Is there any reference about calculating the differential of a matrix?
Any help will be appreciated!!

2

There are 2 best solutions below

0
On

The differential in this case will be $$ d\phi = 2 Y^TA^T(L \otimes X):Y^TA^T(L \otimes dX). $$

3
On

$\def\p#1#2{\frac{\partial #1}{\partial #2}}$ Define $B=(L\otimes X)^TAY$ and assume the following sizes for the matrices $$\eqalign{ m,n &= {\rm size}(X) \\ p,q &= {\rm size}(L) \\ mp,r &= {\rm size}(A) \\ r,s &= {\rm size}(Y) \\ nq,s &= {\rm size}(B) \\ }$$ Kronecker products can be vectorized with the aid of a Commutation matrix $\,(K_{np})$ $$\eqalign{ {\rm vec}(L\otimes X) &= \left(I_q\otimes K_{np}\otimes I_m\right)\cdot \left({\rm vec}(L)\otimes I_m\otimes I_n\right)\cdot {\rm vec}(X) \\ &\doteq M\,{\rm vec}(X) \\ }$$ Write the function in terms of $B$. Then calculate its differential and gradient. $$\eqalign{ \phi &= B^T:B^T \\ d\phi &= 2B^T:dB^T \\ &= 2B^T:(AY)^T(L\otimes dX) \\ &= 2AYB^T:(L\otimes dX) \\ &= 2\,{\rm vec}(AYB^T):M\;{\rm vec}(dX) \\ &= 2\,M^T{\rm vec}(AYB^T):{\rm vec}(dX) \\ &= 2\;{\rm devec}\Big(M^T{\rm vec}(AYB^T)\Big):dX \\ \p{\phi}{X} &= 2\;{\rm devec}\Big(M^T{\rm vec}(AYB^T)\Big) \\ }$$ The hardest part of the process is freeing $dX$ from the Kronecker term.
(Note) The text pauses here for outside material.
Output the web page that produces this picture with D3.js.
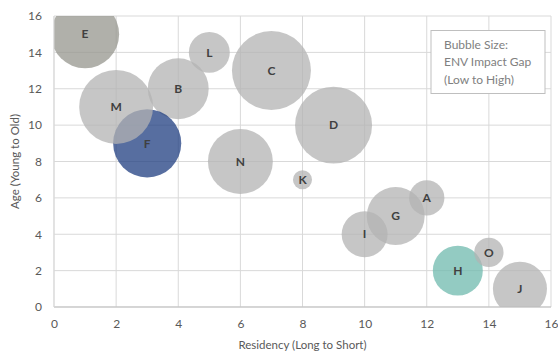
<!DOCTYPE html>
<html><head><meta charset="utf-8">
<script src="https://cdn.jsdelivr.net/npm/d3@7"></script>
<style>body{margin:0;background:#fff;}svg{display:block;font-family:Lato,"Open Sans",sans-serif;}</style>
</head><body><svg id="c" width="558" height="353"></svg>
<script>
const labels = ["A","B","C","D","E","F","G","H","I","J","K","L","M","N","O"];
const residency = [12,4,7,9,1,3,11,13,10,15,8,5,2,6,14];
const age = [6,12,13,10,15,9,5,2,4,1,7,14,11,8,3];
const impactGap = [3.2,9.5,16,15.2,11.9,11.9,8.6,6.4,5.4,7.5,0.93,4.3,14,10.8,2.2];
const fills = {E:"#96958d",F:"#1f3d80",H:"#6fb9ad"};
const defaultFill = "#b3b3b3";
const xTicks = [0,2,4,6,8,10,12,14,16];
const yTicks = [0,2,4,6,8,10,12,14,16];
const legendLines = ["Bubble Size:","ENV Impact Gap","(Low to High)"];

const svg = d3.select("#c");
const m = {l:54, r:7, t:16, b:46};
const W = 558, H = 353;
const x = d3.scaleLinear().domain([0,16]).range([m.l, W-m.r]);
const y = d3.scaleLinear().domain([0,16]).range([H-m.b, m.t]);
const r = d3.scaleSqrt().domain([0,16]).range([0,39.5]);

// grid
const g = svg.append("g");
g.selectAll("line.v").data(xTicks).join("line")
  .attr("x1",d=>x(d)).attr("x2",d=>x(d)).attr("y1",y(0)).attr("y2",y(16))
  .attr("stroke","#d9d9d9").attr("stroke-width",1);
g.selectAll("line.h").data(yTicks).join("line")
  .attr("y1",d=>y(d)).attr("y2",d=>y(d)).attr("x1",x(0)).attr("x2",x(16))
  .attr("stroke","#d9d9d9").attr("stroke-width",1);

svg.append("defs").append("clipPath").attr("id","pc").append("rect")
  .attr("x",x(0)).attr("y",y(16)).attr("width",x(16)-x(0)).attr("height",y(0)-y(16));

const data = labels.map((l,i)=>({l, x:residency[i], y:age[i], s:impactGap[i]}));
const bub = svg.append("g").attr("clip-path","url(#pc)");
bub.selectAll("circle").data(data).join("circle")
  .attr("cx",d=>x(d.x)).attr("cy",d=>y(d.y)).attr("r",d=>r(d.s))
  .attr("fill",d=>fills[d.l]||defaultFill).attr("fill-opacity",0.75);

svg.append("g").selectAll("text").data(data).join("text")
  .attr("x",d=>x(d.x)).attr("y",d=>y(d.y)).attr("dy","0.35em")
  .attr("text-anchor","middle").attr("font-size",12).attr("font-weight","bold")
  .attr("fill","#404040").text(d=>d.l);

// axes
const xa = svg.append("g").attr("transform",`translate(0,${y(0)})`)
  .call(d3.axisBottom(x).tickValues(xTicks).tickSize(0).tickPadding(12));
const ya = svg.append("g").attr("transform",`translate(${x(0)},0)`)
  .call(d3.axisLeft(y).tickValues(yTicks).tickSize(0).tickPadding(12));
[xa,ya].forEach(a=>{
  a.selectAll("text").attr("font-size",12).attr("fill","#595959").attr("font-family","Lato,'Open Sans',sans-serif");
});
ya.select(".domain").remove();
xa.select(".domain").remove();
svg.append("line").attr("x1",x(0)).attr("x2",x(16)).attr("y1",y(0)).attr("y2",y(0)).attr("stroke","#bfbfbf");
svg.append("line").attr("x1",x(0)).attr("x2",x(0)).attr("y1",y(0)).attr("y2",y(16)).attr("stroke","#d9d9d9");

svg.append("text").attr("x",(x(0)+x(16))/2).attr("y",349).attr("text-anchor","middle")
  .attr("font-size",11.5).attr("fill","#595959").text("Residency (Long to Short)");
svg.append("text").attr("transform",`translate(19,${(y(0)+y(16))/2}) rotate(-90)`)
  .attr("text-anchor","middle").attr("font-size",11.5).attr("fill","#595959").text("Age (Young to Old)");

// legend box
const lg = svg.append("g");
lg.append("rect").attr("x",431).attr("y",30.5).attr("width",114).attr("height",63)
  .attr("fill","#fff").attr("stroke","#bfbfbf").attr("stroke-width",1);
lg.selectAll("text").data(legendLines).join("text")
  .attr("x",444).attr("y",(d,i)=>49+i*17.3).attr("font-size",12).attr("fill","#808080").text(d=>d);
</script></body></html>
Vectorization/devectorization was used to handle the Kronecker product in this example, but one might also employ the Singular value decomposition or the Pitsianis decomposition of the matrix $(AYB^T)$, both of which were demonstrated in your linked answer.

Another possibility is a block Kronecker decomposition of the $(AYB^T)$ matrix.

The key idea is that the Kronecker and Frobenius products have a nice distributive property $$(A\otimes B):(C\otimes dX) \;=\; (A:C)\,B:dX$$ for compatibly dimensioned matrices.